Nollette, center (black shirt), sits
with RCCD educators
Nollette's career in emergency medical services has spanned 37 years. He is a nationally registered EMT, intermediate and paramedic; he has served as an Advanced Life Support paramedic in a city of over two million citizens and he has served in a variety of leadership positions as vice president of EMS state groups in Texas and as president of the National Association of EMS Educators on three occasions over the last two decades.
In addition, he has served on numerous boards such as the American Heart Association Scientific Sub-Committee on Education, the Committee for the Accreditation of EMS Professionals, and the National Association of EMS Educators. Nollette holds a doctorate in Education with a minor in Adult Education from the University of Houston. He has been a program director for over 25 years of his professional life and has started five nationally degreed and accredited programs from inception.
Nollette is known for his passionate teaching style as well as commitment to lifelong learning, teaching and mentoring as a means of creating and nurturing a passion for EMS. He says he tries to bring vision, commitment, integrity, innovation, servant leadership and a desire to leave a legacy for our profession that will shape the future.

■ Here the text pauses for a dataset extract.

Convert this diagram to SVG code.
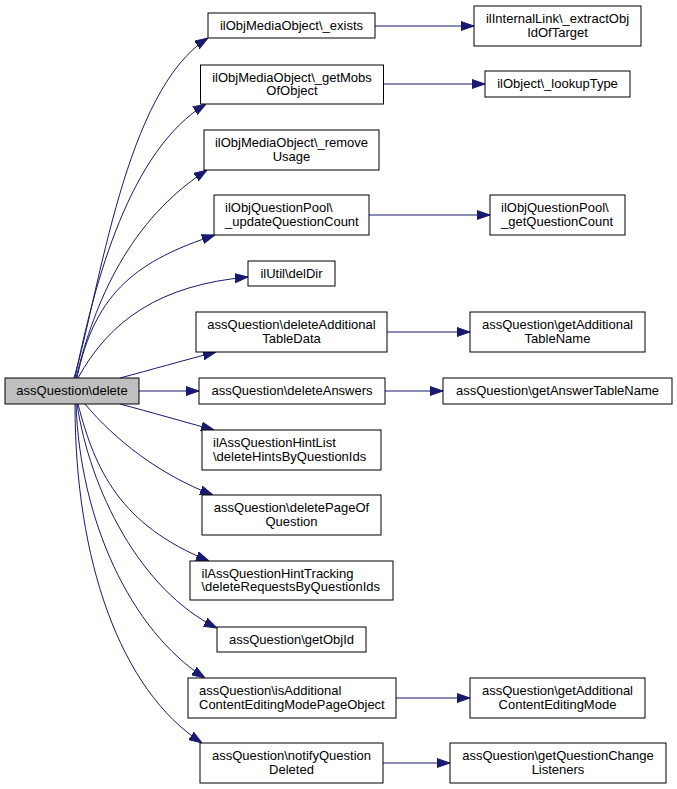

"I am honored and humbled to be recognized on a national level for my contributions to EMS/fire and adult education," Nollette said. "There have only been nine recipients of the Lifetime Achievement Award, and while I believe that there are other men and women who are more deserving, I am proud to accept this on behalf of all those who have and continue to make a difference in the teaching of emergency medicine.
"There is a Greek proverb that states, 'a society grows great when old men plant trees whose shade they know they will never sit in.' I am lucky to be able to use medicine and education to plant the next generation of public safety professionals who will make a difference in lives for several generations to come."